Instructions to follow:
For the material that follows, list every line containing the word "this".

Collected material:
————————
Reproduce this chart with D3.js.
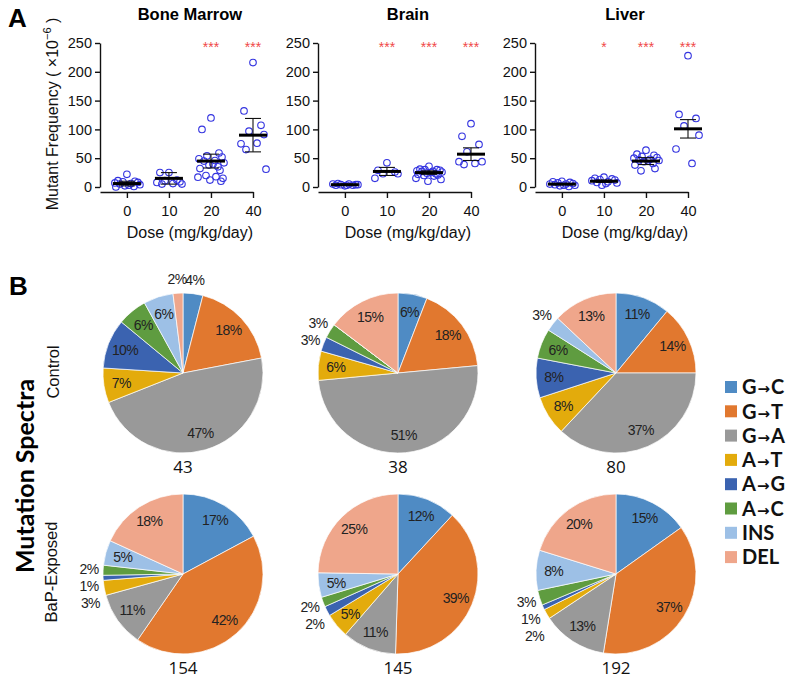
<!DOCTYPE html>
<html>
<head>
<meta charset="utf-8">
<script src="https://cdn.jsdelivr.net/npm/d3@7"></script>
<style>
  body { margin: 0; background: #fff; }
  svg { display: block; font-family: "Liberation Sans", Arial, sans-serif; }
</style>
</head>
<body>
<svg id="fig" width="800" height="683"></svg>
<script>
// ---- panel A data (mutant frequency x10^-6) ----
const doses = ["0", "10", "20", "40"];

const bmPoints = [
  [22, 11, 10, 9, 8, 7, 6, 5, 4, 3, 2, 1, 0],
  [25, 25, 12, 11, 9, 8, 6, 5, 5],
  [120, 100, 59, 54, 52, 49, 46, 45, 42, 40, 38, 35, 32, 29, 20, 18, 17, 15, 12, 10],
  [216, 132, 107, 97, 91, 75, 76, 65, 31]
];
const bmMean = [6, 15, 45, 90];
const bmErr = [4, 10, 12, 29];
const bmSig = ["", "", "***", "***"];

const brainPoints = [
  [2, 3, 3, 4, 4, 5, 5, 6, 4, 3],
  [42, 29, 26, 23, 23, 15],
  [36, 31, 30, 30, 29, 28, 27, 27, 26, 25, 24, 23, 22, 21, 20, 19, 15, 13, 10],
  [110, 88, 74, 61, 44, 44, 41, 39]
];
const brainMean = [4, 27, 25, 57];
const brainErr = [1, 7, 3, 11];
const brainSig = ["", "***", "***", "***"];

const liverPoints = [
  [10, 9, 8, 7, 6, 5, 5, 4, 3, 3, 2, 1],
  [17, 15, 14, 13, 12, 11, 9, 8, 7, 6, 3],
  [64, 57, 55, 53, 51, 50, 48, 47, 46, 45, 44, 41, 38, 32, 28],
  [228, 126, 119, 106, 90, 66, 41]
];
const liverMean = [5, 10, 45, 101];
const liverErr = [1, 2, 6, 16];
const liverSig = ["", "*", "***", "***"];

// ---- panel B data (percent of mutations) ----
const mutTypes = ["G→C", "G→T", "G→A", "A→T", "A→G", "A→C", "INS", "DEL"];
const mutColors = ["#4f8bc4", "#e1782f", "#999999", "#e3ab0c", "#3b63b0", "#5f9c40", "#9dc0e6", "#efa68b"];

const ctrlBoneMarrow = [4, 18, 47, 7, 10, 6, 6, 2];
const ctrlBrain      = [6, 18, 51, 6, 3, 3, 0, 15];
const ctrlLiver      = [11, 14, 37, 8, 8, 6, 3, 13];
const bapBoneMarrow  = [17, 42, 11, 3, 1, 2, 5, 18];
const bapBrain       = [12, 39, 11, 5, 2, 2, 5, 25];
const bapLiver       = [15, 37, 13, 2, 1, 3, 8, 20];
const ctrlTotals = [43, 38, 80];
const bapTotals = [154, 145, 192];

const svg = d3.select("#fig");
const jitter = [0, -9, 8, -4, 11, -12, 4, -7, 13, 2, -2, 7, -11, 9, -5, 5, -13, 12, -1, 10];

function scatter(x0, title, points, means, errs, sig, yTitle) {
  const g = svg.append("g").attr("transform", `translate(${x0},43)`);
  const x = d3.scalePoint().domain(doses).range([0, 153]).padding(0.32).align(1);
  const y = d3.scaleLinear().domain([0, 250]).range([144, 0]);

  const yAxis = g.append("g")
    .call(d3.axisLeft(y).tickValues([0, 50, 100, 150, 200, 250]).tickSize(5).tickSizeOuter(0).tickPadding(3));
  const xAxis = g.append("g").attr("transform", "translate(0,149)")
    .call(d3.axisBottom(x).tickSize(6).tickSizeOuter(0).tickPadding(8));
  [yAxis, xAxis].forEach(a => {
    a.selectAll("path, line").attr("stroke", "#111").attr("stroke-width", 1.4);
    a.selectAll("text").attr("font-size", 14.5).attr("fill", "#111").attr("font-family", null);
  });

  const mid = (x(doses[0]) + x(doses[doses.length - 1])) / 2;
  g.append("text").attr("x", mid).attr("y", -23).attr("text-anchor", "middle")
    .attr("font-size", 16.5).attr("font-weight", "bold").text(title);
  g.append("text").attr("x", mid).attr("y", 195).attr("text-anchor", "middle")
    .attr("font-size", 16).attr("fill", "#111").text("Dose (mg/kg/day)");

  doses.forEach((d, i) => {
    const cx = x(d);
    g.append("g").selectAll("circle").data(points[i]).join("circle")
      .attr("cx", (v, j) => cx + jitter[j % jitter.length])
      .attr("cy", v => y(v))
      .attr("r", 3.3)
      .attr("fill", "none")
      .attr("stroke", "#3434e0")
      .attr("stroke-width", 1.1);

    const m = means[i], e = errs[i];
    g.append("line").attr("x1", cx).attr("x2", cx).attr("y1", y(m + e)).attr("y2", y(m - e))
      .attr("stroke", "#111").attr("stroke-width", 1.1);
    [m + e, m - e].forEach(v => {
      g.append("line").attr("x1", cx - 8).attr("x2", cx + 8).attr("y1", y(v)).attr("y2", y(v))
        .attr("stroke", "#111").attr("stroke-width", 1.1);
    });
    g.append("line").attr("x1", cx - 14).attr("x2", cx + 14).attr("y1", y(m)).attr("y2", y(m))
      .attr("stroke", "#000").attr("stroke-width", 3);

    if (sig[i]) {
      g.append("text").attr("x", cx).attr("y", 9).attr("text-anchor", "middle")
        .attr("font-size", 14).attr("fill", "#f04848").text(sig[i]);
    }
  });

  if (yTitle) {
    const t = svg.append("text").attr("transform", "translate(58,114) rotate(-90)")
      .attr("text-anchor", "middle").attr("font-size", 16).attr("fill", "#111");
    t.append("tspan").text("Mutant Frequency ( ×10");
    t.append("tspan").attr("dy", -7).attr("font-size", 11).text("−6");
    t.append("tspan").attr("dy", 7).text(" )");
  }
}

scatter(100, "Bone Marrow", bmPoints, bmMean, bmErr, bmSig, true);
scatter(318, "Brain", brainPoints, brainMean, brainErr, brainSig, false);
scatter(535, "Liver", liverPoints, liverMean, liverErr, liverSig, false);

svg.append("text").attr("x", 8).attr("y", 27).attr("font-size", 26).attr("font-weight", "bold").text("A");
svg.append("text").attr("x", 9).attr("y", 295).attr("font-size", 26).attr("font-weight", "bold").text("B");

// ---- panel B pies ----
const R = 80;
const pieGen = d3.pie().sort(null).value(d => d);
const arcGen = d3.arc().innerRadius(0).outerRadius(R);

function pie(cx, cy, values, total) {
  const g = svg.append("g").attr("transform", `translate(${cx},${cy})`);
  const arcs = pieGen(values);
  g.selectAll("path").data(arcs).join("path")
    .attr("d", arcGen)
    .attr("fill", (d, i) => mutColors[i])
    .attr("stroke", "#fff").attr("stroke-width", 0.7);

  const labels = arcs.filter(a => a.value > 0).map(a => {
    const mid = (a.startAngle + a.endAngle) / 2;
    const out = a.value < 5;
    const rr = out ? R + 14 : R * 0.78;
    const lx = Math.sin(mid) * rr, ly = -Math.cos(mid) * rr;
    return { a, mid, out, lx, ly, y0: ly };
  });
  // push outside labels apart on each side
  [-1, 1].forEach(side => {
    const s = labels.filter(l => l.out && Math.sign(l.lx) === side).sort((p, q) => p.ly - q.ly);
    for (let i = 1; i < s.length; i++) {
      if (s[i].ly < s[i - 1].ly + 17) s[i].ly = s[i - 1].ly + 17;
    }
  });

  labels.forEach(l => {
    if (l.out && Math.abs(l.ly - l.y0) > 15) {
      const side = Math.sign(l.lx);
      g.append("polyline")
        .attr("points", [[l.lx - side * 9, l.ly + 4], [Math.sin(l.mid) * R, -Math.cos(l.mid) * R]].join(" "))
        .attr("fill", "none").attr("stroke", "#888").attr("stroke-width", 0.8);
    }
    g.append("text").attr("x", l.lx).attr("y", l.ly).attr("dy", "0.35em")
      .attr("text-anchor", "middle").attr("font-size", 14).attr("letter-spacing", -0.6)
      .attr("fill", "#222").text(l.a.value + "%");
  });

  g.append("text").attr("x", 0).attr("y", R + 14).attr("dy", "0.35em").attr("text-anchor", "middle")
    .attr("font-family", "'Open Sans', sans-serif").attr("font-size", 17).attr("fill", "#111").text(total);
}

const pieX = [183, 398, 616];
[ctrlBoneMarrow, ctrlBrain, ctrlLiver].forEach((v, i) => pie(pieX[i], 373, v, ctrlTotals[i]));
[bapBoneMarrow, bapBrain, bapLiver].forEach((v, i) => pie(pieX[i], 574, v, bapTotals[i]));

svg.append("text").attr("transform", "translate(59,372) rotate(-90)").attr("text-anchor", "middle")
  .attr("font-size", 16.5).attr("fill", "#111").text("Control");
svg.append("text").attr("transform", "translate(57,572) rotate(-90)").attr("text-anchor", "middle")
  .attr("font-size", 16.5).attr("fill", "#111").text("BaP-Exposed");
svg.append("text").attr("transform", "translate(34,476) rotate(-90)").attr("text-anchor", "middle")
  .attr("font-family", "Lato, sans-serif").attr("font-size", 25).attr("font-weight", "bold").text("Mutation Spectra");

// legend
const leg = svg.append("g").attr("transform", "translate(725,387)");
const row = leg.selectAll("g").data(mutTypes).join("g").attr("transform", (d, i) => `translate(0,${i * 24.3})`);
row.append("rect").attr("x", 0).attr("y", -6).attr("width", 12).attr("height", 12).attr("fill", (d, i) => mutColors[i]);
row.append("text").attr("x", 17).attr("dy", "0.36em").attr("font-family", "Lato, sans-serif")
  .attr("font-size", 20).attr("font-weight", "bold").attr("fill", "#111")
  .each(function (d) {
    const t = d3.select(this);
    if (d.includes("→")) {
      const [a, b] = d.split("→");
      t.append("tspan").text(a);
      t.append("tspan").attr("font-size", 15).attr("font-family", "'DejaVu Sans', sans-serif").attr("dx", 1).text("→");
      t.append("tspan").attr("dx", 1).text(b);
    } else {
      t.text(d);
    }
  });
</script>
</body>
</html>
————————
Exercise solution:
Reproduce this chart with D3.js.
    const t = d3.select(this);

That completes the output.